• _GOAL OF THE EXERCISE_
Begin with the first line below and retype each line exactly through the line containing "(0,0) rectangle (979,1116);". Any pictures are to be left out.

• _MATERIAL_
==*==

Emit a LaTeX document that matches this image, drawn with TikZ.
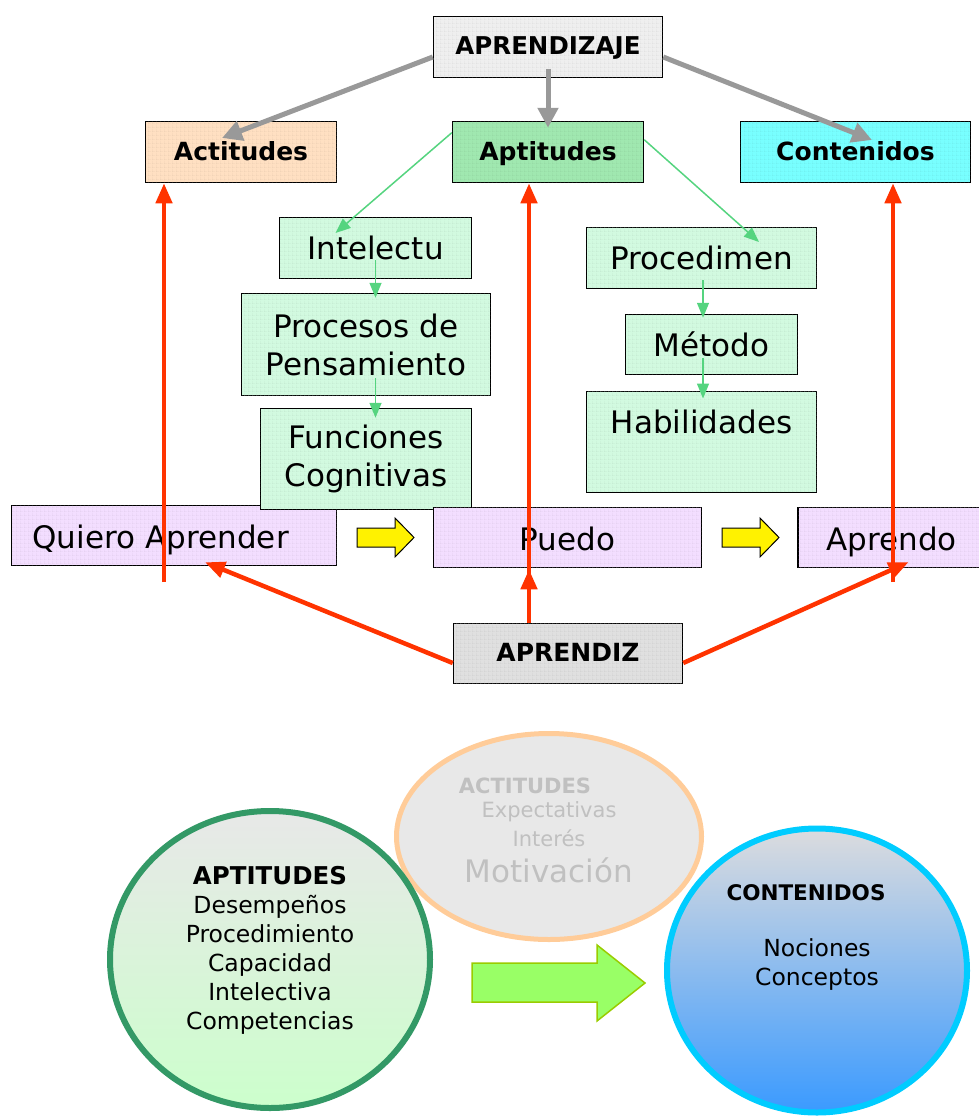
\documentclass[tikz,border=0pt]{standalone}
\usepackage{fontspec}
\setmainfont{DejaVu Sans}
\usetikzlibrary{shapes.geometric,arrows.meta,calc,patterns}
\definecolor{grayarr}{HTML}{999999}
\definecolor{redarr}{HTML}{FF3300}
\definecolor{greenln}{HTML}{55D47F}
\definecolor{boxgray}{HTML}{EFEFEF}
\definecolor{peach}{HTML}{FFE0C2}
\definecolor{aptgreen}{HTML}{A0E8B0}
\definecolor{cyanbox}{HTML}{78FFFF}
\definecolor{lightgreen}{HTML}{D2FAE0}
\definecolor{lavender}{HTML}{F3DEFF}
\definecolor{aprgray}{HTML}{E0E0E0}
\definecolor{ellfill}{HTML}{E8E8E8}
\definecolor{ellborder}{HTML}{FFCC99}
\definecolor{graytext}{HTML}{C0C0C0}
\definecolor{aptborder}{HTML}{339966}
\definecolor{conborder}{HTML}{00CCFF}
\definecolor{blockgreen}{HTML}{99FF66}
\definecolor{blockedge}{HTML}{99CC00}
\pgfdeclarepatternformonly{finegrid}{\pgfpointorigin}{\pgfqpoint{4pt}{4pt}}{\pgfqpoint{4pt}{4pt}}{%
  \pgfsetlinewidth{0.5pt}%
  \pgfpathmoveto{\pgfqpoint{0pt}{0pt}}\pgfpathlineto{\pgfqpoint{4pt}{0pt}}%
  \pgfpathmoveto{\pgfqpoint{0pt}{0pt}}\pgfpathlineto{\pgfqpoint{0pt}{4pt}}%
  \pgfusepath{stroke}}
\begin{document}
\begin{tikzpicture}[x=1pt,y=-1pt,
  box/.style={draw=black, line width=1.5pt, inner sep=0pt, align=center},
  gridfill/.style={fill=#1, postaction={pattern=finegrid, pattern color=#1!82!black}},
  topbox/.style={box, minimum height=61pt, text height=20pt, text depth=4pt, font=\fontsize{25}{30}\selectfont\bfseries},
  midbox/.style={box, gridfill=lightgreen, font=\fontsize{31}{38}\selectfont},
  rowbox/.style={box, gridfill=lavender, minimum height=60pt, text height=28pt, text depth=3pt, font=\fontsize{31}{38}\selectfont},
  grayarrow/.style={draw=grayarr, line width=5pt, -{Triangle[width=20pt,length=20pt]}},
  redarrow/.style={draw=redarr, line width=4.5pt, -{Triangle[width=16pt,length=20pt]}},
  greenarrow/.style={draw=greenln, line width=1.5pt, -{Triangle[width=12pt,length=15pt]}},
  yellowarrow/.style={draw=black, line width=1pt, fill=yellow},
  bigarrow/.style={draw=blockedge, line width=1.5pt, fill=blockgreen},
  greytxt/.style={text=graytext, inner sep=0pt},
  circtxt/.style={align=center, inner sep=0pt, font=\fontsize{23.5}{29}\selectfont}
]
\useasboundingbox (0,0) rectangle (979,1116);

% top row
\node[topbox, gridfill=boxgray, minimum width=229pt, font=\fontsize{24.5}{29}\selectfont\bfseries] (aprendizaje) at (548,47) {APRENDIZAJE};
\node[topbox, gridfill=peach, minimum width=191pt] (actitudes) at (241,152) {Actitudes};
\node[topbox, gridfill=aptgreen, minimum width=191pt] (aptitudes) at (548,152) {Aptitudes};
\node[topbox, gridfill=cyanbox, minimum width=230pt] (contenidos) at (855.5,152) {Contenidos};

% middle green boxes
\node[midbox, minimum width=192pt, minimum height=61pt] (intelectu) at (375.5,248) {Intelectu};
\node[midbox, minimum width=249pt, minimum height=102pt] (procesos) at (366,344.5) {Procesos de\\Pensamiento};
\node[midbox, minimum width=230pt, minimum height=61pt] (procedimen) at (701.5,258) {Procedimen};
\node[midbox, minimum width=172pt, minimum height=60pt] (metodo) at (711.5,344.5) {Método};
\node[midbox, minimum width=230pt, text height=42pt, text depth=59pt, anchor=north] (habilidades) at (701.5,390.5) {Habilidades};

% row boxes
\node[rowbox, minimum width=325pt, text width=325pt, align=left] (quiero) at (174,535.5) {\hspace*{21pt}Quiero Aprender};
\node[midbox, minimum width=211pt, minimum height=101pt] (funciones) at (366,459) {Funciones\\Cognitivas};
\node[rowbox, minimum width=268pt] (puedo) at (567.5,537.5) {Puedo};
\node[rowbox, minimum width=187pt] (aprendo) at (891.5,537.5) {Aprendo};
\node[topbox, gridfill=aprgray, minimum width=229pt, minimum height=60pt, font=\fontsize{25}{30}\selectfont\bfseries] (aprendiz) at (568,653.5) {APRENDIZ};

% yellow block arrows
\draw[yellowarrow] (357,528) -- (395,528) -- (395,518) -- (414,537.5) -- (395,557) -- (395,547) -- (357,547) -- cycle;
\draw[yellowarrow] (722,528) -- (760,528) -- (760,518) -- (779,537.5) -- (760,557) -- (760,547) -- (722,547) -- cycle;

% gray arrows
\draw[grayarrow] ([yshift=-10pt]aprendizaje.west) -- ($(actitudes.center)+(-19,-14)$);
\draw[grayarrow] ([yshift=-22pt]aprendizaje.center) -- ([yshift=-7pt]aptitudes.north);
\draw[grayarrow] ([yshift=-10pt]aprendizaje.east) -- ($(contenidos.center)+(16.5,-12)$);

% green thin arrows
\draw[greenarrow] ([yshift=-12pt]aptitudes.north west) -- ($(intelectu.center)+(-40,-15)$);
\draw[greenarrow] ([yshift=-19pt]aptitudes.north east) -- ($(procedimen.center)+(57.5,-16)$);
\draw[greenarrow] ($(intelectu.center)+(0,12)$) -- ($(intelectu.center |- procesos.north)+(0,5)$);
\draw[greenarrow] ($(intelectu.center |- procesos.center)+(0,33.5)$) -- ($(intelectu.center |- funciones.north)+(0,10)$);
\draw[greenarrow] ($(procedimen.center)+(1.5,22)$) -- ($(procedimen.center |- metodo.north)+(1.5,4)$);
\draw[greenarrow] ($(procedimen.center |- metodo.center)+(1.5,13)$) -- ($(procedimen.center |- habilidades.north)+(1.5,8)$);

% red arrows
\coordinate (qbot) at (164,582);
\coordinate (mx) at (529,582);
\coordinate (abot) at (893,582);
\draw[redarrow] (qbot) -- (qbot |- actitudes.south);
\draw[redarrow] (aprendiz.north -| mx) -- (aptitudes.south -| mx);
\draw[redarrow] (aprendiz.north -| mx) -- ([yshift=-1pt]puedo.south -| mx);
\draw[redarrow] (abot) -- (abot |- contenidos.south);
\draw[redarrow] ([yshift=-9.5pt]aprendiz.west) -- ($(quiero.south)+(31,-4)$);
\draw[redarrow] ([yshift=-9.5pt]aprendiz.east) -- ($(aprendo.south)+(17,-6)$);

% bottom part
\node[ellipse, draw=ellborder, line width=5pt, fill=ellfill, minimum width=305pt, minimum height=206pt, inner sep=0pt] (actell) at (549,836.5) {};
\node[greytxt, font=\fontsize{21}{25}\selectfont\bfseries] (acttitle) at (525,786) {ACTITUDES};
\node[greytxt, font=\fontsize{21}{25}\selectfont] (expect) at (549,812) {Expectativas};
\node[greytxt, font=\fontsize{21}{25}\selectfont] (interes) at (549,838) {Interés};
\node[greytxt, font=\fontsize{31}{36}\selectfont] (motiv) at (549,870) {Motivación};

\node[ellipse, draw=aptborder, line width=6pt, minimum width=320pt, minimum height=297pt, inner sep=0pt, top color=ellfill, bottom color={rgb,255:red,204;green,255;blue,204}] (aptcirc) at (270,959.5) {};
\node[circtxt] (apttxt) at (270,950) {{\fontsize{24.5}{29}\selectfont\bfseries APTITUDES}\\Desempeños\\Procedimiento\\Capacidad\\Intelectiva\\Competencias};

\draw[bigarrow] (472,963) -- (597,963) -- (597,945) -- (645,983) -- (597,1021) -- (597,1002) -- (472,1002) -- cycle;

\node[ellipse, draw=conborder, line width=6pt, minimum width=300pt, minimum height=284pt, inner sep=0pt, top color={rgb,255:red,220;green,220;blue,222}, middle color={rgb,255:red,168;green,192;blue,236}, bottom color={rgb,255:red,58;green,154;blue,255}] (concirc) at (817,970.5) {};
\node[circtxt, font=\fontsize{21.5}{25}\selectfont\bfseries] (contitle) at (806,893) {CONTENIDOS};
\node[circtxt] (contxt) at (817,964.5) {Nociones\\Conceptos};
\end{tikzpicture}
\end{document}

==*==

• _ANSWER IN FULL_
Emit a LaTeX document that matches this image, drawn with TikZ.
\documentclass[tikz,border=0pt]{standalone}
\usepackage{fontspec}
\setmainfont{DejaVu Sans}
\usetikzlibrary{shapes.geometric,arrows.meta,calc,patterns}
\definecolor{grayarr}{HTML}{999999}
\definecolor{redarr}{HTML}{FF3300}
\definecolor{greenln}{HTML}{55D47F}
\definecolor{boxgray}{HTML}{EFEFEF}
\definecolor{peach}{HTML}{FFE0C2}
\definecolor{aptgreen}{HTML}{A0E8B0}
\definecolor{cyanbox}{HTML}{78FFFF}
\definecolor{lightgreen}{HTML}{D2FAE0}
\definecolor{lavender}{HTML}{F3DEFF}
\definecolor{aprgray}{HTML}{E0E0E0}
\definecolor{ellfill}{HTML}{E8E8E8}
\definecolor{ellborder}{HTML}{FFCC99}
\definecolor{graytext}{HTML}{C0C0C0}
\definecolor{aptborder}{HTML}{339966}
\definecolor{conborder}{HTML}{00CCFF}
\definecolor{blockgreen}{HTML}{99FF66}
\definecolor{blockedge}{HTML}{99CC00}
\pgfdeclarepatternformonly{finegrid}{\pgfpointorigin}{\pgfqpoint{4pt}{4pt}}{\pgfqpoint{4pt}{4pt}}{%
  \pgfsetlinewidth{0.5pt}%
  \pgfpathmoveto{\pgfqpoint{0pt}{0pt}}\pgfpathlineto{\pgfqpoint{4pt}{0pt}}%
  \pgfpathmoveto{\pgfqpoint{0pt}{0pt}}\pgfpathlineto{\pgfqpoint{0pt}{4pt}}%
  \pgfusepath{stroke}}
\begin{document}
\begin{tikzpicture}[x=1pt,y=-1pt,
  box/.style={draw=black, line width=1.5pt, inner sep=0pt, align=center},
  gridfill/.style={fill=#1, postaction={pattern=finegrid, pattern color=#1!82!black}},
  topbox/.style={box, minimum height=61pt, text height=20pt, text depth=4pt, font=\fontsize{25}{30}\selectfont\bfseries},
  midbox/.style={box, gridfill=lightgreen, font=\fontsize{31}{38}\selectfont},
  rowbox/.style={box, gridfill=lavender, minimum height=60pt, text height=28pt, text depth=3pt, font=\fontsize{31}{38}\selectfont},
  grayarrow/.style={draw=grayarr, line width=5pt, -{Triangle[width=20pt,length=20pt]}},
  redarrow/.style={draw=redarr, line width=4.5pt, -{Triangle[width=16pt,length=20pt]}},
  greenarrow/.style={draw=greenln, line width=1.5pt, -{Triangle[width=12pt,length=15pt]}},
  yellowarrow/.style={draw=black, line width=1pt, fill=yellow},
  bigarrow/.style={draw=blockedge, line width=1.5pt, fill=blockgreen},
  greytxt/.style={text=graytext, inner sep=0pt},
  circtxt/.style={align=center, inner sep=0pt, font=\fontsize{23.5}{29}\selectfont}
]
\useasboundingbox (0,0) rectangle (979,1116);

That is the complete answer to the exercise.